On les pensait inoffensifs, voire protecteurs. Et pourtant, les nuages qui survolent les océans semblent de moins en moins capables de renvoyer la lumière solaire vers l’espace. En clair : ils laissent passer plus de chaleur, contribuant à un réchauffement accru de la planète. Un phénomène récemment mis en lumière par des chercheurs britanniques, qui soulève un paradoxe troublant : et si l’air plus propre que nous respirons aujourd’hui… favorisait indirectement le changement climatique ?
Des nuages réfléchissant moins la lumière solaire
Le pouvoir réfléchissant d’une surface, autrement dit sa capacité à renvoyer les rayons du soleil porte un nom : l’albédo. Compris entre entre 0 et 100, la valeur de l’albédo défini cette capacité réfléchissante, 0 correspondant à une surface absorbant tous les rayons et 100, à une surface renvoyant tous les rayons.
Il y a quelques années, des chercheurs avaient découvert que la fonte de la glace de mer en Antarctique avait pour conséquence une augmentation de la capacité de l’océan à absorber la lumière du soleil. Si ce phénomène s’ajoute aux émissions de gaz à effet de serre (GES) dont le rôle dans le réchauffement climatique n’est plus à prouver, un autre phénomène vient d’être mis à jour dans le cadre d’une étude publiée dans la revue Environmental Research Letters le 11 mars 2025.
Selon les experts en météorologie de l’Université de Reading (Royaume-Uni), ce phénomène se déroule dans le ciel. Au-dessus de la mer, les nuages réfléchissent moins de lumière solaire qu’auparavant. Ceci concerne diverses régions du globe, notamment le large des côtes de la Chine, de la Californie (États-Unis) et de la Namibie.

Crédits : capture infographie / Institut Pierre-Simon-Laplace (IPSL)
Plusieurs incertitudes persistent
Comme le rappellent les auteurs de l’étude, la Terre est une sorte de miroir revoyant la lumière du soleil vers l’espace. Or, ce miroir devient de plus en plus « sale » au fil du temps.
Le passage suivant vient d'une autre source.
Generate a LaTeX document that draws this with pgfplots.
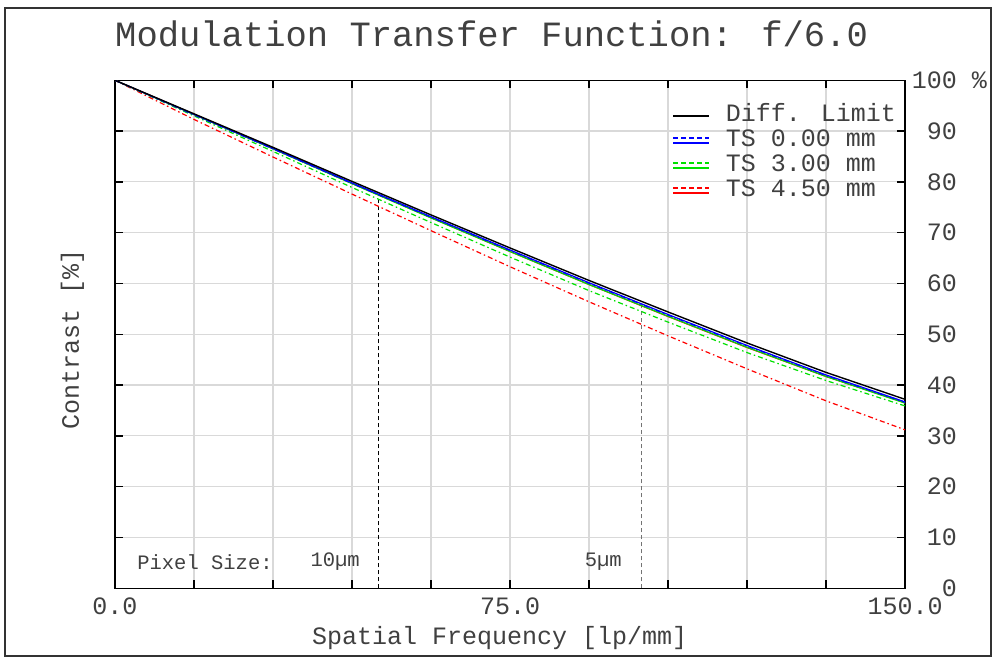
\documentclass[border=0pt]{standalone}
\usepackage{fontspec}
\setmainfont{Liberation Mono}
\usepackage{pgfplots}
\usepackage{pgfplotstable}
\pgfplotsset{compat=1.18}

\definecolor{txt}{gray}{0.25}
\definecolor{gridc}{gray}{0.85}
\definecolor{tsblue}{RGB}{0,0,255}
\definecolor{tsgreen}{RGB}{0,225,0}
\definecolor{tsred}{RGB}{255,0,0}

% nu = spatial frequency [lp/mm]; dl = diffraction limit; *t / *s = two azimuths per field
\pgfplotstableread{
nu   dl    bt     bs     gt     gs    rt     rs
0    100   100    100    100    100   100    100
15   93.4  93.3   93.2   93.25  93.0  93.3   92.3
30   86.8  86.6   86.5   86.5   86.0  86.55  84.9
45   80.1  79.8   79.7   79.65  78.9  79.7   77.6
60   73.5  73.15  73.05  72.9   72.0  72.95  70.4
75   67.0  66.6   66.5   66.3   65.2  66.3   63.3
90   60.6  60.15  60.05  59.8   58.6  59.8   56.4
105  54.4  53.9   53.8   53.55  52.4  53.5   49.7
120  48.3  47.8   47.7   47.45  46.4  47.4   43.2
135  42.5  42.0   41.9   41.7   40.9  41.7   36.9
150  37.2  36.7   36.6   36.45  35.9  36.5   31.2
}\mtf

\tikzset{dd/.style={dash pattern=on 5pt off 3pt on 1.5pt off 3pt}}
\pgfplotsset{
  dl legend/.style={legend image code/.code={
    \draw[##1] (0pt,0pt) -- (36pt,0pt);}},
  ts legend/.style={legend image code/.code={
    \draw[##1, dash pattern=on 5pt off 3pt] (0pt,3pt) -- (36pt,3pt);
    \draw[##1] (0pt,-2pt) -- (36pt,-2pt);}}}

\begin{document}
\begin{tikzpicture}[x=1pt,y=1pt]
\path (0,0) rectangle (998,660);
\draw[line width=1.3pt, black!80] (5,4) rectangle (991,652);
\begin{axis}[
    at={(115pt,71.7pt)}, anchor=south west,
    scale only axis, width=790pt, height=508pt,
    xmin=0, xmax=150, ymin=0, ymax=100,
    axis line style={line width=1.3pt, black},
    xtick={0,75,150}, xticklabels={0.0,75.0,150.0},
    minor xtick={15,30,45,60,90,105,120,135},
    ytick={0,10,...,100},
    yticklabels={0,10,20,30,40,50,60,70,80,90,{100\rlap{~\%}}},
    yticklabel pos=right,
    tick align=inside,
    major tick length=8pt, minor tick length=8pt,
    tick style={line width=1.3pt, black},
    grid=both,
    major grid style={gridc, line width=1.2pt},
    minor grid style={gridc, line width=1.2pt},
    xticklabel style={font=\fontsize{25}{28}\selectfont, text=txt, inner sep=0pt, yshift=-9pt},
    yticklabel style={font=\fontsize{25}{28}\selectfont, text=txt, inner sep=0pt, anchor=east, xshift=52pt},
    title={Modulation Transfer Function: f/6.0},
    title style={font=\fontsize{35.5}{38}\selectfont, text=txt, at={(axis description cs:0,1.080)}, anchor=west, inner sep=0pt},
    xlabel={Spatial Frequency [lp/mm]},
    xlabel style={font=\fontsize{25}{28}\selectfont, text=txt, at={(axis description cs:0.487,-0.098)}, anchor=center, inner sep=0pt},
    ylabel={Contrast [\%]},
    ylabel style={font=\fontsize{25}{28}\selectfont, text=txt, at={(axis description cs:-0.054,0.489)}, anchor=center, rotate=0, inner sep=0pt},
    legend style={at={(axis description cs:1,1)}, anchor=north east, xshift=-4pt, yshift=-22pt,
        draw=none, fill=none, font=\fontsize{25}{25}\selectfont, text=txt,
        nodes={inner ysep=1pt, text height=16pt, text depth=5pt}, row sep=2pt,
        /tikz/every odd column/.append style={column sep=14pt}},
    legend cell align=left,
]
% pixel size markers
\addplot[forget plot, black, line width=1.2pt, dash pattern=on 4pt off 3pt] coordinates {(50,0) (50,77.6)};
\addplot[forget plot, black!55, line width=1.2pt, dash pattern=on 4pt off 3pt] coordinates {(100,0) (100,56.5)};

\addplot[forget plot, tsred, line width=1.2pt, dd] table[x=nu, y=rs] {\mtf};
\addplot[forget plot, tsgreen, line width=1.2pt, dd] table[x=nu, y=gs] {\mtf};
\addplot[forget plot, tsred, line width=1.2pt] table[x=nu, y=rt] {\mtf};
\addplot[forget plot, tsgreen, line width=1.2pt] table[x=nu, y=gt] {\mtf};
\addplot[forget plot, tsblue, line width=1.2pt, dd] table[x=nu, y=bs] {\mtf};
\addplot[forget plot, tsblue, line width=1.2pt] table[x=nu, y=bt] {\mtf};
\addplot[forget plot, black, line width=1.4pt] table[x=nu, y=dl] {\mtf};

\addlegendimage{black, line width=1.4pt, dl legend}
\addlegendentry{Diff. Limit}
\addlegendimage{tsblue, line width=1.2pt, ts legend}
\addlegendentry{TS 0.00 mm}
\addlegendimage{tsgreen, line width=1.2pt, ts legend}
\addlegendentry{TS 3.00 mm}
\addlegendimage{tsred, line width=1.2pt, ts legend}
\addlegendentry{TS 4.50 mm}

\node[anchor=west, inner sep=0pt, text=txt, font=\fontsize{20.5}{22}\selectfont] at (axis cs:4.2,5.2) {Pixel Size:};
\node[inner sep=0pt, text=txt, font=\fontsize{20.5}{22}\selectfont] at (axis cs:41.8,5.2) {10µm};
\node[inner sep=0pt, text=txt, font=\fontsize{20.5}{22}\selectfont] at (axis cs:92.7,5.2) {5µm};
\end{axis}
\end{tikzpicture}
\end{document}
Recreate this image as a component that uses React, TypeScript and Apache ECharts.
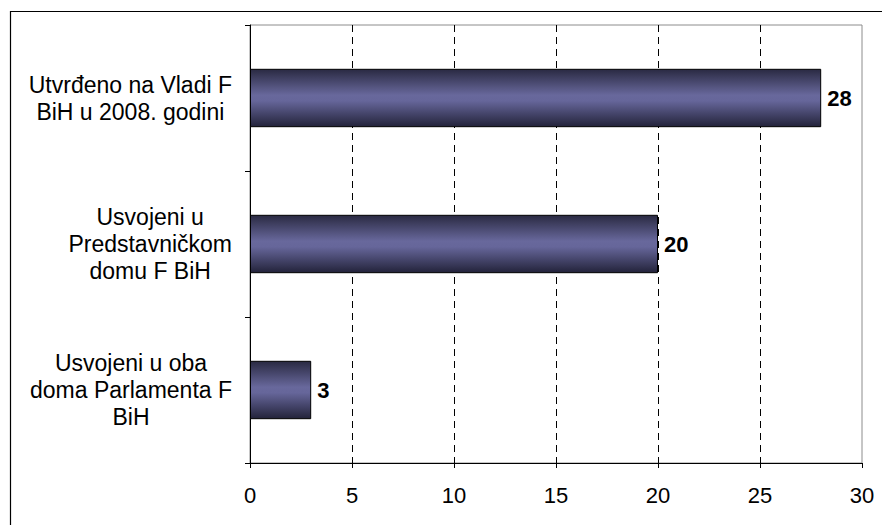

Toutefois, plusieurs interrogations demeurent en ce qui concerne le processus. En effet, les chercheurs ne savent pas encore si les nuages « fondent » sous l’effet de l’augmentation des températures ou si la pollution atmosphérique éclaircissant habituellement le fameux miroir est en train de s’estomper. Précisons tout de même qu’en brulant divers combustibles fossiles, l’humanité émet des gaz à effet de serre mais également des aérosols tels que les oxydes de soufre (SOx), capables de générer des nuages.
Après avoir examiné le réchauffement à l’œuvre entre 2022 et 2023, les auteurs ont découvert que la surface de l’océan avant subi un réchauffement plus rapide que l’évaluation qui en avait été faite en incluant seulement l’influence de l’effet de serre sur sa capacité à absorber la lumière. Pour les chercheurs, il se pourrait que la chaleur se concentre dans une couche de l’océan moins profonde qu’habituellement. Il est également possible que la chaleur en excès faisant l’objet d’un stockage dans les couches plus profondes remontent vers la surface, une théorie à associer aux conditions du phénomène El Nino en 2023, lorsque l’eau chaude des fonds marins avait regagné la surface dans l’océan Pacifique.
L’étude a également permis d’évoquer le cas de la Chine, particulièrement touchée par cette baisse de l’albédo, celle-ci s’expliquant certainement par les importants efforts de réduction de la pollution atmosphérique. Néanmoins, si réduire la pollution de l’air est bénéfique sur le plan de la santé publique, un air plus propre laisse davantage de lumière solaire traverser l’atmosphère et les nuages, augmentant ainsi le réchauffement en surface. Or, le phénomène se déroulant en Chine est tel que ce dernier pourrait bouleverser certains modèles climatiques plus larges, notamment dans le Pacifique Nord.